— START Source material —

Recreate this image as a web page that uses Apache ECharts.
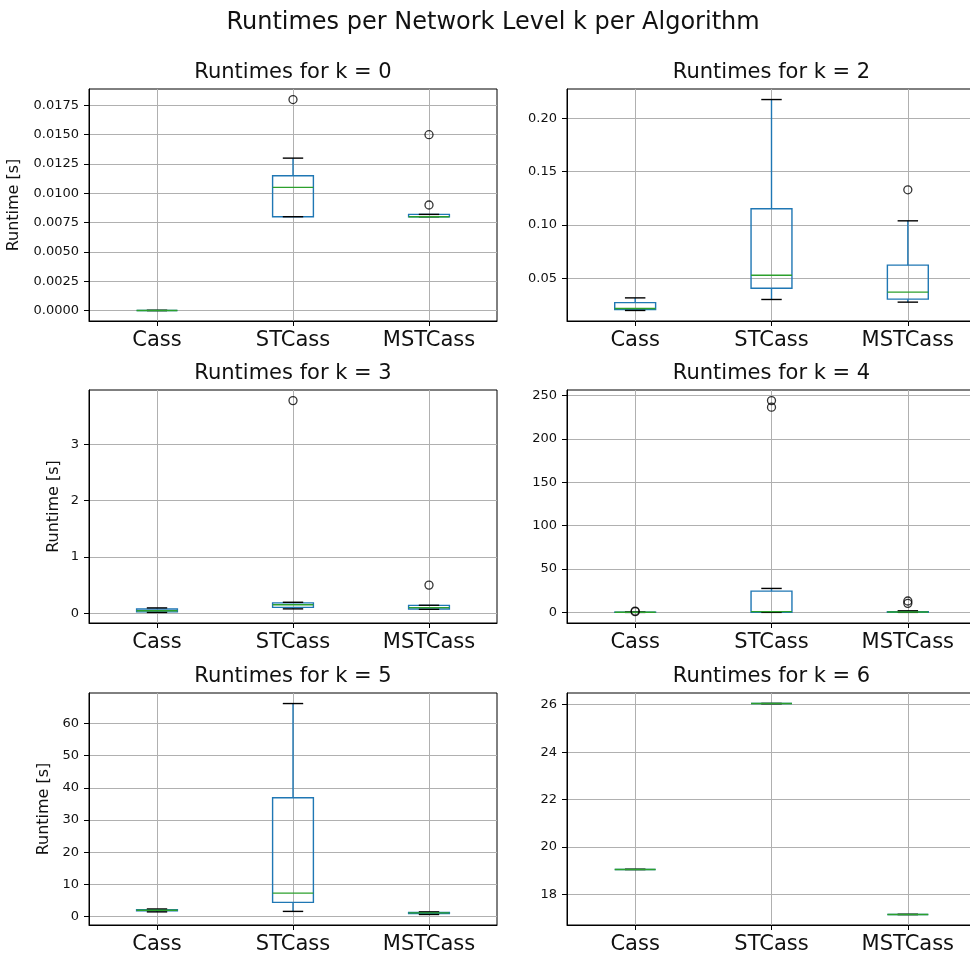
<!DOCTYPE html>
<html>
<head>
<meta charset="utf-8">
<script src="https://cdn.jsdelivr.net/npm/echarts@6/dist/echarts.min.js"></script>
<style>
  html, body { margin: 0; padding: 0; background: #fff; }
  #main { width: 970px; height: 953px; }
</style>
</head>
<body>
<div id="main"></div>
<script>
// algorithms on the x axis
var algorithms = ['Cass', 'STCass', 'MSTCass'];

// box values: [lower whisker, q1, median, q3, upper whisker]
// k = 0
var cassK0 = [0.0000, 0.0000, 0.0000, 0.0000, 0.0000];
var stcassK0 = [0.0080, 0.0080, 0.0105, 0.0115, 0.0130];
var mstcassK0 = [0.0080, 0.0080, 0.0080, 0.0082, 0.0082];
var stcassOutK0 = [0.0180];
var mstcassOutK0 = [0.0150, 0.0090];
var ticksK0 = ['0.0000', '0.0025', '0.0050', '0.0075', '0.0100', '0.0125', '0.0150', '0.0175'];

// k = 2
var cassK2 = [0.0197, 0.0206, 0.0215, 0.0270, 0.0315];
var stcassK2 = [0.0300, 0.0406, 0.0528, 0.1151, 0.2176];
var mstcassK2 = [0.0275, 0.0303, 0.0369, 0.0622, 0.1038];
var mstcassOutK2 = [0.1329];
var ticksK2 = ['0.05', '0.10', '0.15', '0.20'];

// k = 3
var cassK3 = [0.015, 0.025, 0.045, 0.075, 0.095];
var stcassK3 = [0.078, 0.105, 0.150, 0.185, 0.195];
var mstcassK3 = [0.070, 0.075, 0.100, 0.140, 0.142];
var stcassOutK3 = [3.78];
var mstcassOutK3 = [0.50];
var ticksK3 = ['0', '1', '2', '3'];

// k = 4
var cassK4 = [0.05, 0.10, 0.15, 0.25, 0.40];
var stcassK4 = [0.1, 0.3, 1.0, 24.6, 27.7];
var mstcassK4 = [0.1, 0.3, 0.5, 1.0, 1.9];
var cassOutK4 = [0.9, 1.6];
var stcassOutK4 = [244.3, 236.7];
var mstcassOutK4 = [10.5, 13.2];
var ticksK4 = ['0', '50', '100', '150', '200', '250'];

// k = 5
var cassK5 = [1.5, 1.8, 2.0, 2.2, 2.4];
var stcassK5 = [1.65, 4.44, 7.33, 36.96, 66.2];
var mstcassK5 = [0.7, 1.0, 1.2, 1.35, 1.5];
var ticksK5 = ['0', '10', '20', '30', '40', '50', '60'];

// k = 6 (one run each)
var cassK6 = [19.05, 19.05, 19.05, 19.05, 19.05];
var stcassK6 = [26.05, 26.05, 26.05, 26.05, 26.05];
var mstcassK6 = [17.15, 17.15, 17.15, 17.15, 17.15];
var ticksK6 = ['18', '20', '22', '24', '26'];

var panels = [
    {k: 0, boxes: [cassK0, stcassK0, mstcassK0], out: [[], stcassOutK0, mstcassOutK0], ticks: ticksK0, ylabel: true},
    {k: 2, boxes: [cassK2, stcassK2, mstcassK2], out: [[], [], mstcassOutK2], ticks: ticksK2, ylabel: false},
    {k: 3, boxes: [cassK3, stcassK3, mstcassK3], out: [[], stcassOutK3, mstcassOutK3], ticks: ticksK3, ylabel: true},
    {k: 4, boxes: [cassK4, stcassK4, mstcassK4], out: [cassOutK4, stcassOutK4, mstcassOutK4], ticks: ticksK4, ylabel: false},
    {k: 5, boxes: [cassK5, stcassK5, mstcassK5], out: [[], [], []], ticks: ticksK5, ylabel: true},
    {k: 6, boxes: [cassK6, stcassK6, mstcassK6], out: [[], [], []], ticks: ticksK6, ylabel: false}
];

var BLUE = '#1f77b4', GREEN = '#2ca02c', TEXT = '#111';
var FONT = 'DejaVu Sans';
var colLeft = [89, 567], colWidth = [408, 409];
var rowTop = [89, 390, 693], rowHeight = [232, 233, 232];
var nameGaps = [67, 0, 27, 0, 37, 0];

function renderBox(params, api) {
    var idx = api.value(0);
    var lo = api.coord([idx, api.value(1)]);
    var q1 = api.coord([idx, api.value(2)]);
    var med = api.coord([idx, api.value(3)]);
    var q3 = api.coord([idx, api.value(4)]);
    var hi = api.coord([idx, api.value(5)]);
    var band = api.size([1, 0])[0];
    var half = band * 0.15, cap = band * 0.075;
    var x = lo[0], lw = 1.4;
    return {
        type: 'group',
        children: [
            {type: 'line', shape: {x1: x, y1: q1[1], x2: x, y2: lo[1]}, style: {stroke: BLUE, lineWidth: lw}},
            {type: 'line', shape: {x1: x, y1: q3[1], x2: x, y2: hi[1]}, style: {stroke: BLUE, lineWidth: lw}},
            {type: 'rect', shape: {x: x - half, y: q3[1], width: 2 * half, height: q1[1] - q3[1]},
                style: {stroke: BLUE, fill: null, lineWidth: lw}},
            {type: 'line', shape: {x1: x - cap, y1: lo[1], x2: x + cap, y2: lo[1]}, style: {stroke: '#000', lineWidth: lw}},
            {type: 'line', shape: {x1: x - cap, y1: hi[1], x2: x + cap, y2: hi[1]}, style: {stroke: '#000', lineWidth: lw}},
            {type: 'line', shape: {x1: x - half, y1: med[1], x2: x + half, y2: med[1]}, style: {stroke: GREEN, lineWidth: lw}}
        ]
    };
}

function labelFor(ticks) {
    return function (v) {
        for (var i = 0; i < ticks.length; i++) {
            if (Math.abs(Number(ticks[i]) - v) < 1e-9) return ticks[i];
        }
        return '';
    };
}

var option = {
    animation: false,
    backgroundColor: '#fff',
    title: [{
        text: 'Runtimes per Network Level k per Algorithm',
        left: 493, top: 11, textAlign: 'center', padding: 0,
        textStyle: {fontFamily: FONT, fontSize: 24, fontWeight: 'normal', color: TEXT}
    }],
    grid: [], xAxis: [], yAxis: [], series: []
};

panels.forEach(function (p, i) {
    var col = i % 2, row = Math.floor(i / 2);
    var all = [];
    p.boxes.forEach(function (b) { all = all.concat(b); });
    p.out.forEach(function (o) { all = all.concat(o); });
    var lo = Math.min.apply(null, all), hi = Math.max.apply(null, all);
    var pad = (hi - lo) * 0.05;
    var tickVals = p.ticks.map(Number);
    var step = tickVals[1] - tickVals[0];

    option.title.push({
        text: 'Runtimes for k = ' + p.k,
        left: colLeft[col] + colWidth[col] / 2, top: rowTop[row] - 27,
        textAlign: 'center', padding: 0,
        textStyle: {fontFamily: FONT, fontSize: 21, fontWeight: 'normal', color: TEXT}
    });
    option.grid.push({
        left: colLeft[col], top: rowTop[row], width: colWidth[col], height: rowHeight[row],
        show: true, borderColor: '#000', borderWidth: 1, backgroundColor: '#fff',
        outerBoundsMode: 'none', containLabel: false
    });
    option.xAxis.push({
        type: 'category', gridIndex: i, data: algorithms, boundaryGap: true,
        axisLine: {show: true, onZero: false, lineStyle: {color: '#000', width: 1}},
        axisTick: {show: true, alignWithLabel: true, length: 5, lineStyle: {color: '#000'}},
        axisLabel: {fontFamily: FONT, fontSize: 21, color: TEXT, margin: 9},
        splitLine: {show: true, alignWithLabel: true, lineStyle: {color: '#b0b0b0', width: 1}}
    });
    option.yAxis.push({
        type: 'value', gridIndex: i, min: lo - pad, max: hi + pad,
        minInterval: step, maxInterval: step,
        name: p.ylabel ? 'Runtime [s]' : '', nameLocation: 'middle', nameRotate: 90, nameGap: nameGaps[i],
        nameTextStyle: {fontFamily: FONT, fontSize: 16, color: TEXT},
        axisLine: {show: true, onZero: false, lineStyle: {color: '#000', width: 1}},
        axisTick: {show: true, length: 5, customValues: tickVals, lineStyle: {color: '#000'}},
        axisLabel: {fontFamily: FONT, fontSize: 13, color: TEXT, margin: 10,
            customValues: tickVals, formatter: labelFor(p.ticks)},
        splitLine: {show: true, lineStyle: {color: '#b0b0b0', width: 1}}
    });
    option.series.push({
        type: 'custom', xAxisIndex: i, yAxisIndex: i,
        renderItem: renderBox,
        encode: {x: 0, y: [1, 2, 3, 4, 5]},
        data: p.boxes.map(function (b, j) { return [j].concat(b); }),
        z: 3
    });
    var fl = [];
    p.out.forEach(function (o, j) { o.forEach(function (v) { fl.push([j, v]); }); });
    option.series.push({
        type: 'scatter', xAxisIndex: i, yAxisIndex: i,
        symbol: 'circle', symbolSize: 8,
        itemStyle: {color: 'rgba(0,0,0,0)', borderColor: '#000', borderWidth: 1.3},
        data: fl, z: 4
    });
});

var chart = echarts.init(document.getElementById('main'));
chart.setOption(option);
</script>
</body>
</html>
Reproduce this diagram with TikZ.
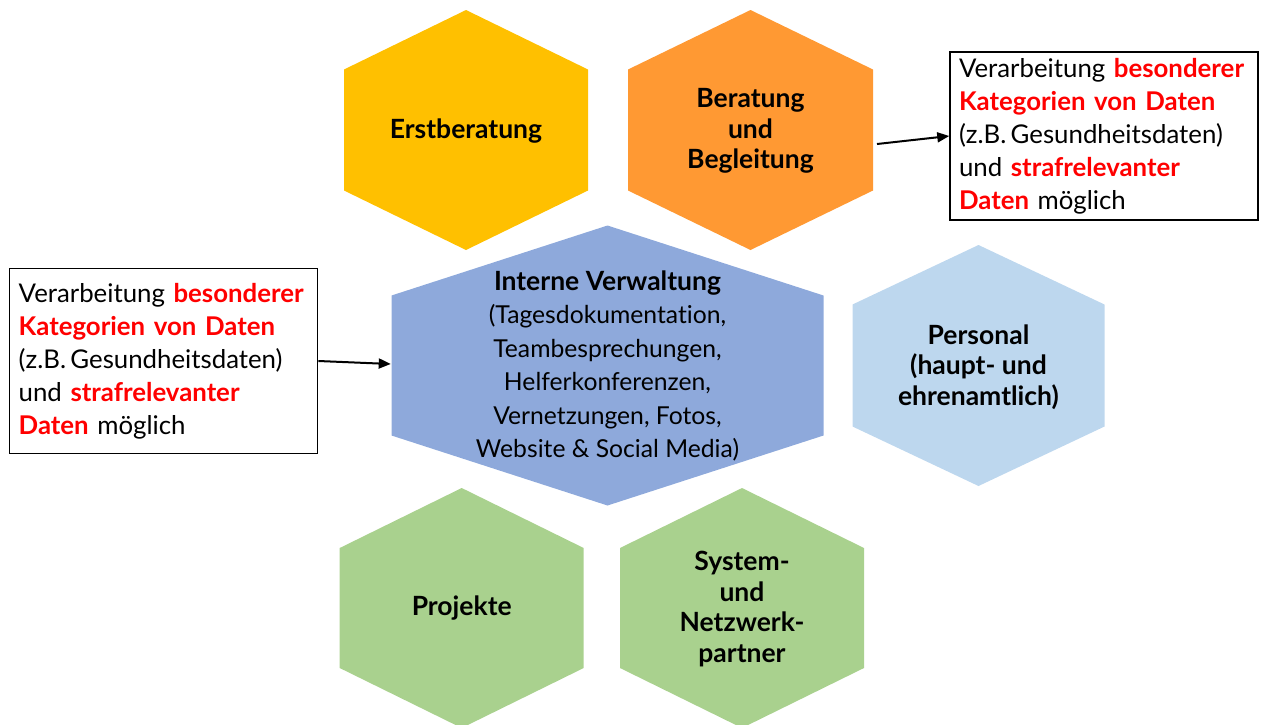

— END Source material —

#### [Written instruction]
Repeat only what runs from the first line of the records above to the line with "var algorithms = ['Cass', 'STCass', 'MSTCass'];", both included, word for word, minus the pictures.

#### [Response for this exercise]
Recreate this image as a web page that uses Apache ECharts.
<!DOCTYPE html>
<html>
<head>
<meta charset="utf-8">
<script src="https://cdn.jsdelivr.net/npm/echarts@6/dist/echarts.min.js"></script>
<style>
  html, body { margin: 0; padding: 0; background: #fff; }
  #main { width: 970px; height: 953px; }
</style>
</head>
<body>
<div id="main"></div>
<script>
// algorithms on the x axis
var algorithms = ['Cass', 'STCass', 'MSTCass'];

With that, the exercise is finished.